Categorized | Body Part Exercises

Body Part Exercises

The “Body Part Exercise” section of Exercise-Reports.com is designed to help exercisers with  selecting and understanding exercises that are specific for certain body regions. Exercises in a gym or fitness center are often organized by body part. Exercisers talk about working out a certain area of the body (“What are you working on today?”).  Even workout cards and gym floor layouts organize exercise equipment by body regions to help members get enough exercise for each body region or help them remember not to neglect a certain body region. Workouts often involve one to three body parts or all body parts in a given exercise session. If one to three body parts are worked intensely, another group can be worked the next day while the first group of body parts rest for a time period (usually one to four days rest).

Body part training can be very motivating as each body part exercise focuses on performance, aesthetics and injury prevention by developing strength, size, speed and endurance of target muscles. With training and practice, an excellent mind-muscle connection can be developed with the target muscle. Prior to training, many people have no concept of the connection and control of target muscles. Keep in mind that the body works as a whole in sports, but that certain areas of the body can be lagging in development because of genetic characteristics, poor posture, bad technique, lack of proper use of certain muscles and single or repeated injury to a joint or muscle. Training specific body parts can help develop a specific area so that it can gain the ability to work in optimal performance and safety with a whole performing body. The actual muscle develops (with hypertrophy, for example) and the mind-muscle connection improves the ability to call on the muscle for action. Training specific body regions sometimes simplifies the whole workout and sports performance challenge.
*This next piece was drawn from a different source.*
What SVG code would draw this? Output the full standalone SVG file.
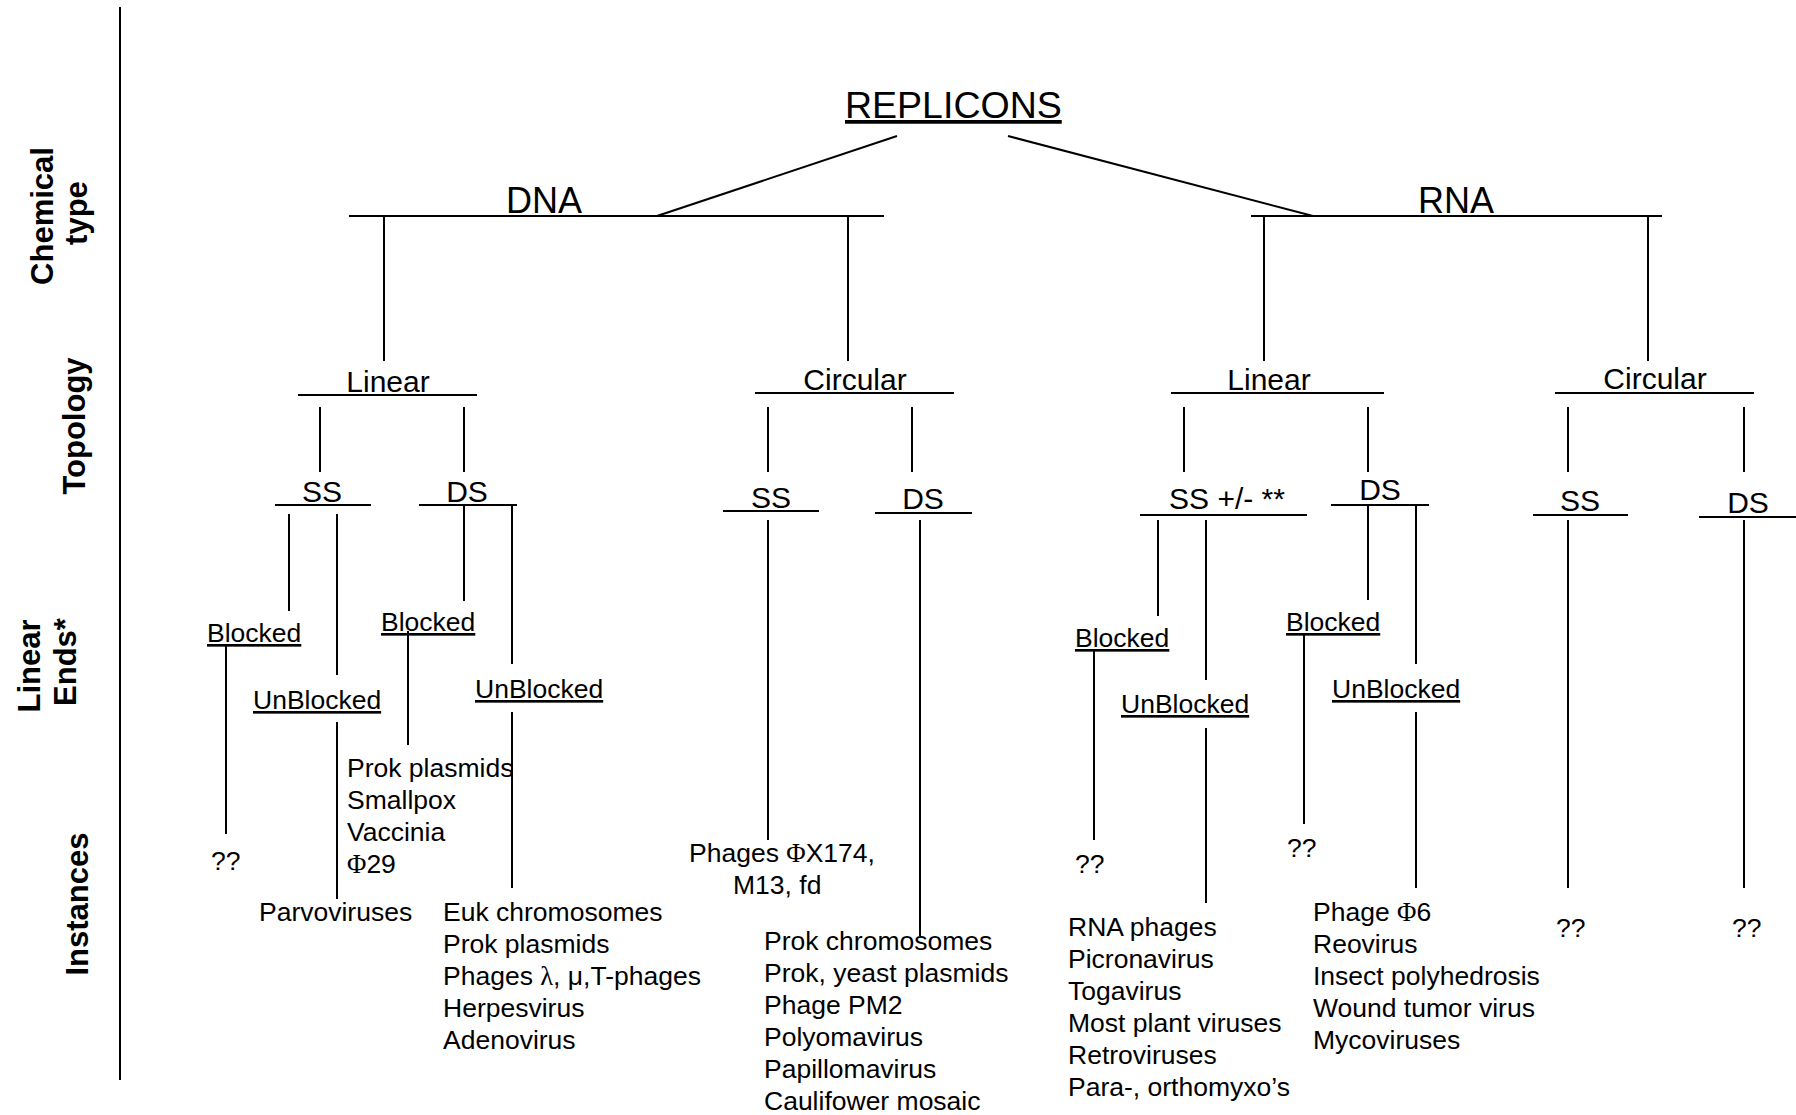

Remember that the primary function of the musculoskeletal system is to generate forces by muscle contraction to cause motion of body segments (often bone levers) and to absorb forces by contraction with attenuation of forces to prevent injuries and keep body motion fluid, responsive, stable and firm. There is often overlap in muscle use; sometimes it is impossible to isolate certain muscles without using accessory and stabilization muscles. An agonist is the main mover muscle. The antagonists are muscles that work in an opposing way to return the body segment to an original position or to provide an opposing force that offers stabilization, joint integrity and smooth control.

Regarding sports specific activity, an exercise program cannot be limited to “Body Part Training” only. Training must also include integration of multiple body parts including skillsets that promote optimal use of the kinetic chain during various sports actions, development of stabilizing subsystems, flexibility exercises coordinated with co-action and relaxation of agonists and antagonists that finds the optimal conditions for performance and joint-muscle integrity, and conditioning and understanding of the specific energy output systems that are used for a particular sport activity.

Keep in mind that many exercises are used for rehabilitation and post-rehabilitation. There are occasions when body part training is useful to keep other body parts “in condition” while an injured part is fully or semi-immobilized. Training with isolation of agonists and antagonists can often cause immediate relief from pain or tightness in muscles or joints that are bound by muscle tightness and imbalances.

Machine exercises are often criticized by proponents of “functional training” because they isolate muscles and don’t prepare people for the integration action of multiple body parts that are patterned during activities of daily living, work-related activities, and sports-related activities. The best plan is to incorporate both isolating exercises and totally functional integrated exercises. The process of working a part, the whole, the part, the whole; and learning integration of the parts and then practicing the whole is very effective for optimal development. Whole-part-whole training is effective when breaking down a complex sequence to perfect each sequence and then put sequences together to perfect the whole pattern of a realtime action. Whole-part-whole training is also effective in developing the conditioning and architecture of parts and putting together an understanding of the parts as a whole body in full development. The architecture of the body that is revealed is amazing.